[WHAT YOU WILL DO]
Make an exact copy, from the records below, of the lines from the line containing "Give me the TikZ source for this diagram." to the line containing "width=0.6pt] (470,505) ellipse [x radius=382, y radius=325];", both lines included, excluding pictures.

══════

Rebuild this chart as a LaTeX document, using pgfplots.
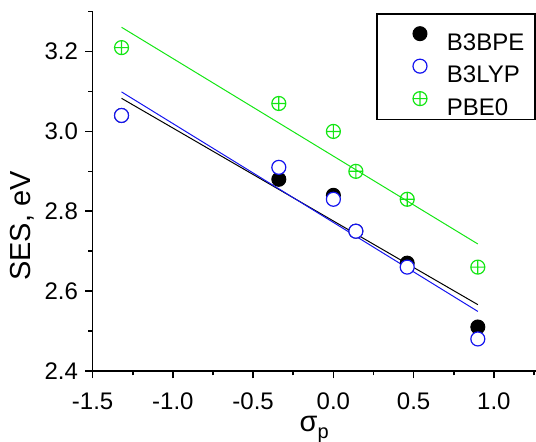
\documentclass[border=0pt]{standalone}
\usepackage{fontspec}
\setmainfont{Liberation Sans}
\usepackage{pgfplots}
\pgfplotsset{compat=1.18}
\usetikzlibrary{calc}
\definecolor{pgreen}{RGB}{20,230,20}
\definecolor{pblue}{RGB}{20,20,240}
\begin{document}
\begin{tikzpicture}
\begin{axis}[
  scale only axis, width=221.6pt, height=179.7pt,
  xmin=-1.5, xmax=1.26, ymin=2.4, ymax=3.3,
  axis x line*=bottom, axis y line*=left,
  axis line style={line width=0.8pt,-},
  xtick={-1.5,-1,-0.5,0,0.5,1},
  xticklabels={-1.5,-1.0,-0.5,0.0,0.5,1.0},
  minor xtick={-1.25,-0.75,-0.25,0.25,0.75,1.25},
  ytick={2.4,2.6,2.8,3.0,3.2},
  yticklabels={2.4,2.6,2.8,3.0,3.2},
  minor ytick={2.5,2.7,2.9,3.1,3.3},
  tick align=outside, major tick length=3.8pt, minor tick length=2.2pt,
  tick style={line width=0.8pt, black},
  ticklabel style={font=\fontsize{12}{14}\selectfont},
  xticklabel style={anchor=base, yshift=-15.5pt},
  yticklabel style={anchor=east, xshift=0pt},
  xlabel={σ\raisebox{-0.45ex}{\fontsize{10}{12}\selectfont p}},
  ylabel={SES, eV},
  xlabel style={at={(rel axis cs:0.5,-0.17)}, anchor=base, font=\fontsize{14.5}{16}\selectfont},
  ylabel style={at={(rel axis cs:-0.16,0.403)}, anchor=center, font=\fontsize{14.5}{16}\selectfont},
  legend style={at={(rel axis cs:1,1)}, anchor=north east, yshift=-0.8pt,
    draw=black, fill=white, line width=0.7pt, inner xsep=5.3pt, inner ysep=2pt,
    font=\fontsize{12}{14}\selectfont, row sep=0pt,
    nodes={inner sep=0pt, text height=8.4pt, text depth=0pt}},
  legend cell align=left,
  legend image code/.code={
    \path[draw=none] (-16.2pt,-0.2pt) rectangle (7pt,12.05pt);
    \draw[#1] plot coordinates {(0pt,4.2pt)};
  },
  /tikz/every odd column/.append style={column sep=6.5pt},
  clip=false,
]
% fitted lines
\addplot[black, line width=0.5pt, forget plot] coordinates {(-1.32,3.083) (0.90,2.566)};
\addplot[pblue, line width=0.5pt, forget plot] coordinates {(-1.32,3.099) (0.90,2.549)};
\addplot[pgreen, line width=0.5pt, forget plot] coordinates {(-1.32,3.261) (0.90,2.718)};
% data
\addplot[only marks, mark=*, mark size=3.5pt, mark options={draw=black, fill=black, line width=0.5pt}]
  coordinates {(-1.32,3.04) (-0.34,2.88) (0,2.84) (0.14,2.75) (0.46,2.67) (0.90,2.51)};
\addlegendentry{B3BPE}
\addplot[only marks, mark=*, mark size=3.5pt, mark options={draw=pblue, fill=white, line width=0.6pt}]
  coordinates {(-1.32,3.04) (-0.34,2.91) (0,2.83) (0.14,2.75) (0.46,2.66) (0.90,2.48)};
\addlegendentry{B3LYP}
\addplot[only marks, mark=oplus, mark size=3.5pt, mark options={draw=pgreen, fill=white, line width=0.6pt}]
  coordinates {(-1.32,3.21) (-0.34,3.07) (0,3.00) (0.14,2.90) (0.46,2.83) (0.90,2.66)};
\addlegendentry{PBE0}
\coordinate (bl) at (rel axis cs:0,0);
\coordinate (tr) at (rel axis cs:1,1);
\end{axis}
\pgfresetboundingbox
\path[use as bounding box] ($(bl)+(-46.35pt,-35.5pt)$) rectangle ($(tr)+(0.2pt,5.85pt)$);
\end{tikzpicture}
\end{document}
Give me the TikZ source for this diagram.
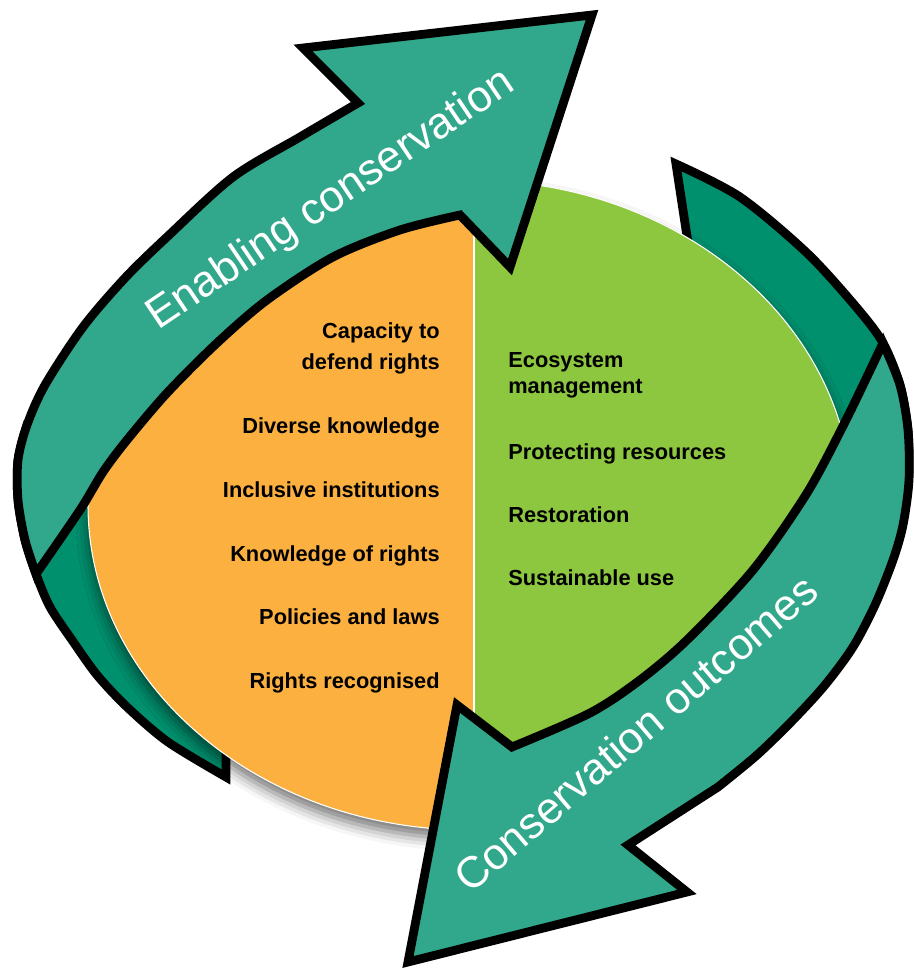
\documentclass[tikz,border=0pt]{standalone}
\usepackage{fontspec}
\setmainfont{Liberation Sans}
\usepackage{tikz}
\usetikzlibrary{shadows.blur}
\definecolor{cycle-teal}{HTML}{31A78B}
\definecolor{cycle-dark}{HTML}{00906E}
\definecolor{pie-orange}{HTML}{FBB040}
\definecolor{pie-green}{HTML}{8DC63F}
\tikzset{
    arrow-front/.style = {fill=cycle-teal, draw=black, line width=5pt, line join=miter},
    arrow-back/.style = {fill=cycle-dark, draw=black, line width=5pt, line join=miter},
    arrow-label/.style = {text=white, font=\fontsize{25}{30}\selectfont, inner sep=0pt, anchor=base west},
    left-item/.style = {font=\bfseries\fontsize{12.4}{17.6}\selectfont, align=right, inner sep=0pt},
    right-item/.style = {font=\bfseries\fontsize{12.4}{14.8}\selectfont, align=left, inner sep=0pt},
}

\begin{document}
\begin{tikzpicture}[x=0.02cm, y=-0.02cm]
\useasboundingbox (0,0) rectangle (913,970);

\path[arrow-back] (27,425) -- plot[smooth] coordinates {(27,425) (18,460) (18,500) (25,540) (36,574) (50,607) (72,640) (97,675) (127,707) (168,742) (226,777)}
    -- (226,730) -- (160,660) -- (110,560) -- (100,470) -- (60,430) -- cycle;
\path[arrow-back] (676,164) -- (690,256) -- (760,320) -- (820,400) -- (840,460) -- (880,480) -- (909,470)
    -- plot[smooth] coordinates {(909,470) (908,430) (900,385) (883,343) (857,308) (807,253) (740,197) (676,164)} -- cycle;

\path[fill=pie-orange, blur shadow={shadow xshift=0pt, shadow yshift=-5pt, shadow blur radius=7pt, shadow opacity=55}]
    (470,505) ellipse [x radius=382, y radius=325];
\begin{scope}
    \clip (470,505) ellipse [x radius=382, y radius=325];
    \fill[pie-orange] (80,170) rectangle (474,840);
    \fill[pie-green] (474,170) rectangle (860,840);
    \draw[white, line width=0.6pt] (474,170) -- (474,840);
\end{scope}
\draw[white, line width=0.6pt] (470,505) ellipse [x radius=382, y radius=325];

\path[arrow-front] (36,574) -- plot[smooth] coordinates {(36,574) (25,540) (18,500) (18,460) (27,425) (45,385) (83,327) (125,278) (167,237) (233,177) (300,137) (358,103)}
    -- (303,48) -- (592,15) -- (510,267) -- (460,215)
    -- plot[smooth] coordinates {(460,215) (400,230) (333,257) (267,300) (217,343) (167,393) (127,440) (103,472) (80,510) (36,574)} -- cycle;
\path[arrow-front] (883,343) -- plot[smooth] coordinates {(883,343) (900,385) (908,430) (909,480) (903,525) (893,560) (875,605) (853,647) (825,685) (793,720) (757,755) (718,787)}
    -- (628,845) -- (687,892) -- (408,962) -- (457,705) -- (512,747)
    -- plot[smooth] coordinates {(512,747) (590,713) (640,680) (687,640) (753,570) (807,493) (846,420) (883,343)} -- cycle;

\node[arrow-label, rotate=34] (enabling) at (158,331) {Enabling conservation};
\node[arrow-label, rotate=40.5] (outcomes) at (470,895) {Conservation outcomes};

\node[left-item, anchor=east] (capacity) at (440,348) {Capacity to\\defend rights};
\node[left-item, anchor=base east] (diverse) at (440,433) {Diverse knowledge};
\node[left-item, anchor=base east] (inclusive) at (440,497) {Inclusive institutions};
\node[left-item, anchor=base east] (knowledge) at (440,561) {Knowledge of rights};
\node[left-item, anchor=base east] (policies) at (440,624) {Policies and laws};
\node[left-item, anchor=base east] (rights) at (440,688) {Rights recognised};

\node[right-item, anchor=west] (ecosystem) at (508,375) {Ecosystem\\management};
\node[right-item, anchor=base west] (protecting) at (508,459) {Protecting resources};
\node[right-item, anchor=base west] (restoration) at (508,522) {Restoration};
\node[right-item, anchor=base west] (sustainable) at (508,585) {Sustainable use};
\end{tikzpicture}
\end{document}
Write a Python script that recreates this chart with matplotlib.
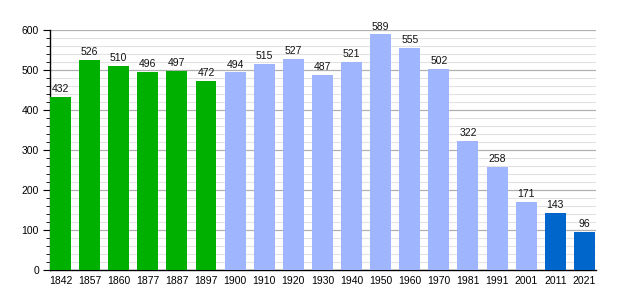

══════

[PROBLEM SOLUTION]
Give me the TikZ source for this diagram.
\documentclass[tikz,border=0pt]{standalone}
\usepackage{fontspec}
\setmainfont{Liberation Sans}
\usepackage{tikz}
\usetikzlibrary{shadows.blur}
\definecolor{cycle-teal}{HTML}{31A78B}
\definecolor{cycle-dark}{HTML}{00906E}
\definecolor{pie-orange}{HTML}{FBB040}
\definecolor{pie-green}{HTML}{8DC63F}
\tikzset{
    arrow-front/.style = {fill=cycle-teal, draw=black, line width=5pt, line join=miter},
    arrow-back/.style = {fill=cycle-dark, draw=black, line width=5pt, line join=miter},
    arrow-label/.style = {text=white, font=\fontsize{25}{30}\selectfont, inner sep=0pt, anchor=base west},
    left-item/.style = {font=\bfseries\fontsize{12.4}{17.6}\selectfont, align=right, inner sep=0pt},
    right-item/.style = {font=\bfseries\fontsize{12.4}{14.8}\selectfont, align=left, inner sep=0pt},
}

\begin{document}
\begin{tikzpicture}[x=0.02cm, y=-0.02cm]
\useasboundingbox (0,0) rectangle (913,970);

\path[arrow-back] (27,425) -- plot[smooth] coordinates {(27,425) (18,460) (18,500) (25,540) (36,574) (50,607) (72,640) (97,675) (127,707) (168,742) (226,777)}
    -- (226,730) -- (160,660) -- (110,560) -- (100,470) -- (60,430) -- cycle;
\path[arrow-back] (676,164) -- (690,256) -- (760,320) -- (820,400) -- (840,460) -- (880,480) -- (909,470)
    -- plot[smooth] coordinates {(909,470) (908,430) (900,385) (883,343) (857,308) (807,253) (740,197) (676,164)} -- cycle;

\path[fill=pie-orange, blur shadow={shadow xshift=0pt, shadow yshift=-5pt, shadow blur radius=7pt, shadow opacity=55}]
    (470,505) ellipse [x radius=382, y radius=325];
\begin{scope}
    \clip (470,505) ellipse [x radius=382, y radius=325];
    \fill[pie-orange] (80,170) rectangle (474,840);
    \fill[pie-green] (474,170) rectangle (860,840);
    \draw[white, line width=0.6pt] (474,170) -- (474,840);
\end{scope}
\draw[white, line width=0.6pt] (470,505) ellipse [x radius=382, y radius=325];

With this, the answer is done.